▶ THE EXERCISE
Reproduce exactly the lines below, from the first one through the line containing "ax.set_yticks(yticks)", and omit any pictures.

** start MATERIAL PROVIDED **

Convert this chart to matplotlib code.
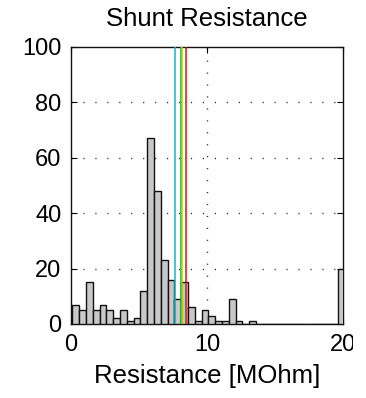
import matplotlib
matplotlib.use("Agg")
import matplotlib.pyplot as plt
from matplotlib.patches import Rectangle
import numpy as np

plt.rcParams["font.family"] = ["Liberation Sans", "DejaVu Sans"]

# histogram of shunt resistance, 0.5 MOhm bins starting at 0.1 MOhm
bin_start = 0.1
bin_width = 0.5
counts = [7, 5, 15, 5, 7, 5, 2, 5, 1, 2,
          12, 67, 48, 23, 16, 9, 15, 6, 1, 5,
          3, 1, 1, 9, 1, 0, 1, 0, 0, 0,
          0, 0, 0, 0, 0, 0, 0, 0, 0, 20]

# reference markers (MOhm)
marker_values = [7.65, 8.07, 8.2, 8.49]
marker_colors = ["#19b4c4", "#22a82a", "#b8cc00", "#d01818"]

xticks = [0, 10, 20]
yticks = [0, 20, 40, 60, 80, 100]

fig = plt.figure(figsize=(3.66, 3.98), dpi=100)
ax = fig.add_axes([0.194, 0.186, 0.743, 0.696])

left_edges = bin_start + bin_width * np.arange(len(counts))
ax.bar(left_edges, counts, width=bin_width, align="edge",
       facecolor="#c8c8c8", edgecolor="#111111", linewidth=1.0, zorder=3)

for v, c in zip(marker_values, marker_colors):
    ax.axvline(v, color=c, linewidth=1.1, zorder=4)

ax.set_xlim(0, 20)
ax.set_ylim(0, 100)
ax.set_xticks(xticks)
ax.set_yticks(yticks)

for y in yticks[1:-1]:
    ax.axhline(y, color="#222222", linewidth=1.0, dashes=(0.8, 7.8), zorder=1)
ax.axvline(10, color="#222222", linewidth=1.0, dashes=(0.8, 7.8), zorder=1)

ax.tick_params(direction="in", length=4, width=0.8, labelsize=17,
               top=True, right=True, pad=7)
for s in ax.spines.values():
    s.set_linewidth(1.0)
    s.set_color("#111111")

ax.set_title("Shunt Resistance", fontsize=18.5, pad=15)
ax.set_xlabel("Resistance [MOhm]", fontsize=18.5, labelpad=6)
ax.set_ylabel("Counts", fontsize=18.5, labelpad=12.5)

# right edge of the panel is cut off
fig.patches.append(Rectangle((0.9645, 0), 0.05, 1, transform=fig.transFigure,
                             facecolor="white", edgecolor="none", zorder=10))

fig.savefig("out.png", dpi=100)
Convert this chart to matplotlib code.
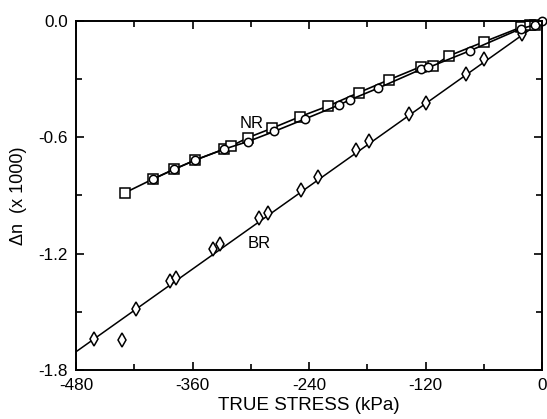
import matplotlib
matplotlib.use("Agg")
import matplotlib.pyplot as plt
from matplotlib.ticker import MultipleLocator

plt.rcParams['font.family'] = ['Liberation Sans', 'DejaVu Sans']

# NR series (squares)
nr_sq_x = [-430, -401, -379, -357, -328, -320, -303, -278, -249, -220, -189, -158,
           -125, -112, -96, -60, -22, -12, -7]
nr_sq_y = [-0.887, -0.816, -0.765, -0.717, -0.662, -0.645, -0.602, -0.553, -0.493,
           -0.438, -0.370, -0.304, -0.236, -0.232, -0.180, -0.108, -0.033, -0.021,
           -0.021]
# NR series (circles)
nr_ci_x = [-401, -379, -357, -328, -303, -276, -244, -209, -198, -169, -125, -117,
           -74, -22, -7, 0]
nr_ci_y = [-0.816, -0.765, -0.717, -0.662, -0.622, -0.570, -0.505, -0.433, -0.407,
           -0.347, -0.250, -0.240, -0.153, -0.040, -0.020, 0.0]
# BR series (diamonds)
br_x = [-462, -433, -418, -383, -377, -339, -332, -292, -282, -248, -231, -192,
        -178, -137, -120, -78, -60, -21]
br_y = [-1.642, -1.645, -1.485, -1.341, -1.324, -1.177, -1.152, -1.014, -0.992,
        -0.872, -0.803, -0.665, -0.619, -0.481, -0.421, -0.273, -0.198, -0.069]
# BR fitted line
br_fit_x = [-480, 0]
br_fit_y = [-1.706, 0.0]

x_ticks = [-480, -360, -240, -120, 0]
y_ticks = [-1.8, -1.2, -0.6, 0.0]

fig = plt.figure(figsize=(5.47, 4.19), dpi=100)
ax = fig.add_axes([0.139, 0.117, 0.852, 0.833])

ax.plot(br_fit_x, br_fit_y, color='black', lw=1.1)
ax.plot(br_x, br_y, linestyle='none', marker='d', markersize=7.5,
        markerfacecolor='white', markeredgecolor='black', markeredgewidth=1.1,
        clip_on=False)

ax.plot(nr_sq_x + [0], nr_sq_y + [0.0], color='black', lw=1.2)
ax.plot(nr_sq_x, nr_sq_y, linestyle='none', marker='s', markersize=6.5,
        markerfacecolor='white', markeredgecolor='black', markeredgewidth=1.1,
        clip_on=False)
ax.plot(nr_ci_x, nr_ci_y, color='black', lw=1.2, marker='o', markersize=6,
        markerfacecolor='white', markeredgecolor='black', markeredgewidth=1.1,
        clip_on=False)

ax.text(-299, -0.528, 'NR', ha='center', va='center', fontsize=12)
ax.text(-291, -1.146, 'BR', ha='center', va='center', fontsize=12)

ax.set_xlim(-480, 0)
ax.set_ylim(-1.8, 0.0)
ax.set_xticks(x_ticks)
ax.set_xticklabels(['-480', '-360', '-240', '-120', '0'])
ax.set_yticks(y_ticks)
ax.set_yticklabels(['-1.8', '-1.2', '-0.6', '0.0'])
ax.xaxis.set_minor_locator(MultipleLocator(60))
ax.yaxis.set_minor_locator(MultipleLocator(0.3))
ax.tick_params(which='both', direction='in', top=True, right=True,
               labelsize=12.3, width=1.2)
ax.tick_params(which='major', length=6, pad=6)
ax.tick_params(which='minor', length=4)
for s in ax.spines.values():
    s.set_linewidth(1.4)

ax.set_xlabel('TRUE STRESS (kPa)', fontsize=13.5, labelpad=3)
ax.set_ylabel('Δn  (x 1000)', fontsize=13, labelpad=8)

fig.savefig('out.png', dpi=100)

** end MATERIAL PROVIDED **

▶ ANSWER TO THIS EXERCISE
Convert this chart to matplotlib code.
import matplotlib
matplotlib.use("Agg")
import matplotlib.pyplot as plt
from matplotlib.patches import Rectangle
import numpy as np

plt.rcParams["font.family"] = ["Liberation Sans", "DejaVu Sans"]

# histogram of shunt resistance, 0.5 MOhm bins starting at 0.1 MOhm
bin_start = 0.1
bin_width = 0.5
counts = [7, 5, 15, 5, 7, 5, 2, 5, 1, 2,
          12, 67, 48, 23, 16, 9, 15, 6, 1, 5,
          3, 1, 1, 9, 1, 0, 1, 0, 0, 0,
          0, 0, 0, 0, 0, 0, 0, 0, 0, 20]

# reference markers (MOhm)
marker_values = [7.65, 8.07, 8.2, 8.49]
marker_colors = ["#19b4c4", "#22a82a", "#b8cc00", "#d01818"]

xticks = [0, 10, 20]
yticks = [0, 20, 40, 60, 80, 100]

fig = plt.figure(figsize=(3.66, 3.98), dpi=100)
ax = fig.add_axes([0.194, 0.186, 0.743, 0.696])

left_edges = bin_start + bin_width * np.arange(len(counts))
ax.bar(left_edges, counts, width=bin_width, align="edge",
       facecolor="#c8c8c8", edgecolor="#111111", linewidth=1.0, zorder=3)

for v, c in zip(marker_values, marker_colors):
    ax.axvline(v, color=c, linewidth=1.1, zorder=4)

ax.set_xlim(0, 20)
ax.set_ylim(0, 100)
ax.set_xticks(xticks)
ax.set_yticks(yticks)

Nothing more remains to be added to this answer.